#### [GIVEN EXERCISE]
Print the lines of the listing below verbatim from its first line through the line bearing "(s4a) -- (s4b);". Any pictures are to be omitted.

#### [DATA]

★ ★ ★ ★ ★

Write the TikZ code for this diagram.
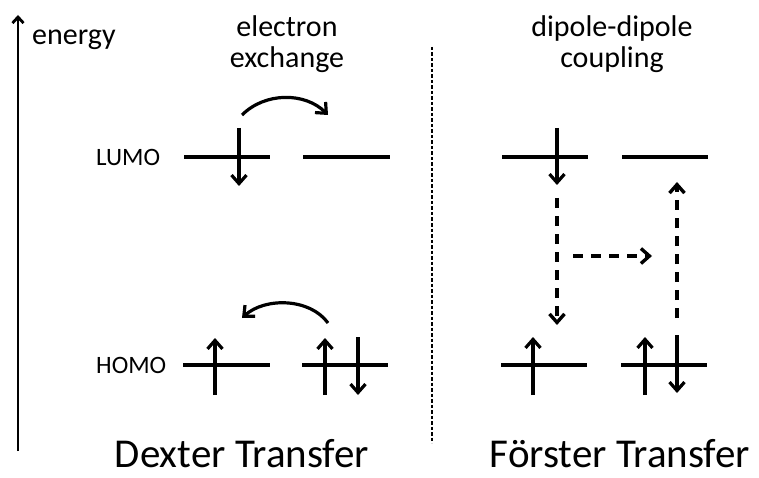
\documentclass[tikz,border=0pt]{standalone}
\usepackage{fontspec}
\setmainfont{Carlito}
\usetikzlibrary{arrows.meta}
\begin{document}
\begin{tikzpicture}[x=1pt,y=-1pt,
  level/.style={line width=4.4pt},
  spin/.style={line width=3.2pt,-{Straight Barb[length=8.5pt,width=15pt]}},
  transfer/.style={line width=3.2pt,-{Straight Barb[length=8.5pt,width=15pt]}},
  dipole/.style={line width=3.4pt,dash pattern=on 10pt off 8pt,-{Straight Barb[length=8.5pt,width=15pt]}},
  axis/.style={line width=2.8pt,-{Straight Barb[length=6pt,width=11pt]}},
  divider/.style={line width=1.2pt,dash pattern=on 3.5pt off 2pt},
  lbl/.style={font=\fontsize{30}{32}\selectfont,inner sep=0pt},
  orb/.style={font=\fontsize{25}{27}\selectfont,inner sep=0pt,anchor=west},
  title/.style={font=\fontsize{41}{44}\selectfont,inner sep=0pt,anchor=base}]
\useasboundingbox (0,0) rectangle (759,478);

% energy axis
\coordinate (eb) at (18,451);
\coordinate (et) at (18,15);
\draw[axis] (eb) -- (et);
\node[lbl,anchor=base west] (energy) at (32,45) {energy};

% divider
\coordinate (dt) at (432,47);
\coordinate (db) at (432,443);
\draw[divider] (dt) -- (db);

% headings
\node[lbl,anchor=base] (el1) at (287,37) {electron};
\node[lbl,anchor=base] (el2) at (287,68) {exchange};
\node[lbl,anchor=base] (dp1) at (612,37) {dipole-dipole};
\node[lbl,anchor=base] (dp2) at (612,68) {coupling};

% orbital labels
\node[orb] (lumo) at (96,157) {LUMO};
\node[orb] (homo) at (96,365) {HOMO};

% ---------------- Dexter ----------------
\coordinate (dl1a) at (184,157); \coordinate (dl1b) at (270,157);
\coordinate (dl2a) at (303,157); \coordinate (dl2b) at (390,157);
\coordinate (dh1a) at (183,365); \coordinate (dh1b) at (270,365);
\coordinate (dh2a) at (302,365); \coordinate (dh2b) at (388,365);
\draw[level] (dl1a) -- (dl1b);
\draw[level] (dl2a) -- (dl2b);
\draw[level] (dh1a) -- (dh1b);
\draw[level] (dh2a) -- (dh2b);

\coordinate (s1a) at (239,128); \coordinate (s1b) at (239,186);
\draw[spin] (s1a) -- (s1b);
\coordinate (s2a) at (215,395); \coordinate (s2b) at (215,338);
\draw[spin] (s2a) -- (s2b);
\coordinate (s3a) at (325,395); \coordinate (s3b) at (325,338);
\draw[spin] (s3a) -- (s3b);
\coordinate (s4a) at (358,337); \coordinate (s4b) at (358,395);
\draw[spin] (s4a) -- (s4b);

\coordinate (x1a) at (242,115); \coordinate (x1b) at (328,115);
\draw[transfer] (x1a) .. controls (265,92) and (305,92) .. (x1b);
\coordinate (x2a) at (328,323); \coordinate (x2b) at (242,318);
\draw[transfer] (x2a) .. controls (310,298) and (265,297) .. (x2b);

\node[title] (dexter) at (242,467) {Dexter Transfer};

% ---------------- Foerster ----------------
\coordinate (fl1a) at (502,157); \coordinate (fl1b) at (588,157);
\coordinate (fl2a) at (622,157); \coordinate (fl2b) at (708,157);
\coordinate (fh1a) at (501,365); \coordinate (fh1b) at (587,365);
\coordinate (fh2a) at (621,365); \coordinate (fh2b) at (707,365);
\draw[level] (fl1a) -- (fl1b);
\draw[level] (fl2a) -- (fl2b);
\draw[level] (fh1a) -- (fh1b);
\draw[level] (fh2a) -- (fh2b);

\coordinate (t1a) at (557,128); \coordinate (t1b) at (557,185);
\draw[spin] (t1a) -- (t1b);
\coordinate (t2a) at (533,395); \coordinate (t2b) at (533,337);
\draw[spin] (t2a) -- (t2b);
\coordinate (t3a) at (645,395); \coordinate (t3b) at (645,337);
\draw[spin] (t3a) -- (t3b);
\coordinate (t4a) at (677,335); \coordinate (t4b) at (677,393);
\draw[spin] (t4a) -- (t4b);

\coordinate (q1a) at (557,198); \coordinate (q1b) at (557,325);
\draw[dipole] (q1a) -- (q1b);
\coordinate (q2a) at (573,256); \coordinate (q2b) at (652,256);
\draw[dipole] (q2a) -- (q2b);
\coordinate (q3a) at (677,318); \coordinate (q3b) at (677,182);
\draw[dipole] (q3a) -- (q3b);

\node[title] (forster) at (620,467) {Förster Transfer};
\end{tikzpicture}
\end{document}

★ ★ ★ ★ ★

#### [CORRECT RESPONSE]
Write the TikZ code for this diagram.
\documentclass[tikz,border=0pt]{standalone}
\usepackage{fontspec}
\setmainfont{Carlito}
\usetikzlibrary{arrows.meta}
\begin{document}
\begin{tikzpicture}[x=1pt,y=-1pt,
  level/.style={line width=4.4pt},
  spin/.style={line width=3.2pt,-{Straight Barb[length=8.5pt,width=15pt]}},
  transfer/.style={line width=3.2pt,-{Straight Barb[length=8.5pt,width=15pt]}},
  dipole/.style={line width=3.4pt,dash pattern=on 10pt off 8pt,-{Straight Barb[length=8.5pt,width=15pt]}},
  axis/.style={line width=2.8pt,-{Straight Barb[length=6pt,width=11pt]}},
  divider/.style={line width=1.2pt,dash pattern=on 3.5pt off 2pt},
  lbl/.style={font=\fontsize{30}{32}\selectfont,inner sep=0pt},
  orb/.style={font=\fontsize{25}{27}\selectfont,inner sep=0pt,anchor=west},
  title/.style={font=\fontsize{41}{44}\selectfont,inner sep=0pt,anchor=base}]
\useasboundingbox (0,0) rectangle (759,478);

% energy axis
\coordinate (eb) at (18,451);
\coordinate (et) at (18,15);
\draw[axis] (eb) -- (et);
\node[lbl,anchor=base west] (energy) at (32,45) {energy};

% divider
\coordinate (dt) at (432,47);
\coordinate (db) at (432,443);
\draw[divider] (dt) -- (db);

% headings
\node[lbl,anchor=base] (el1) at (287,37) {electron};
\node[lbl,anchor=base] (el2) at (287,68) {exchange};
\node[lbl,anchor=base] (dp1) at (612,37) {dipole-dipole};
\node[lbl,anchor=base] (dp2) at (612,68) {coupling};

% orbital labels
\node[orb] (lumo) at (96,157) {LUMO};
\node[orb] (homo) at (96,365) {HOMO};

% ---------------- Dexter ----------------
\coordinate (dl1a) at (184,157); \coordinate (dl1b) at (270,157);
\coordinate (dl2a) at (303,157); \coordinate (dl2b) at (390,157);
\coordinate (dh1a) at (183,365); \coordinate (dh1b) at (270,365);
\coordinate (dh2a) at (302,365); \coordinate (dh2b) at (388,365);
\draw[level] (dl1a) -- (dl1b);
\draw[level] (dl2a) -- (dl2b);
\draw[level] (dh1a) -- (dh1b);
\draw[level] (dh2a) -- (dh2b);

\coordinate (s1a) at (239,128); \coordinate (s1b) at (239,186);
\draw[spin] (s1a) -- (s1b);
\coordinate (s2a) at (215,395); \coordinate (s2b) at (215,338);
\draw[spin] (s2a) -- (s2b);
\coordinate (s3a) at (325,395); \coordinate (s3b) at (325,338);
\draw[spin] (s3a) -- (s3b);
\coordinate (s4a) at (358,337); \coordinate (s4b) at (358,395);
\draw[spin] (s4a) -- (s4b);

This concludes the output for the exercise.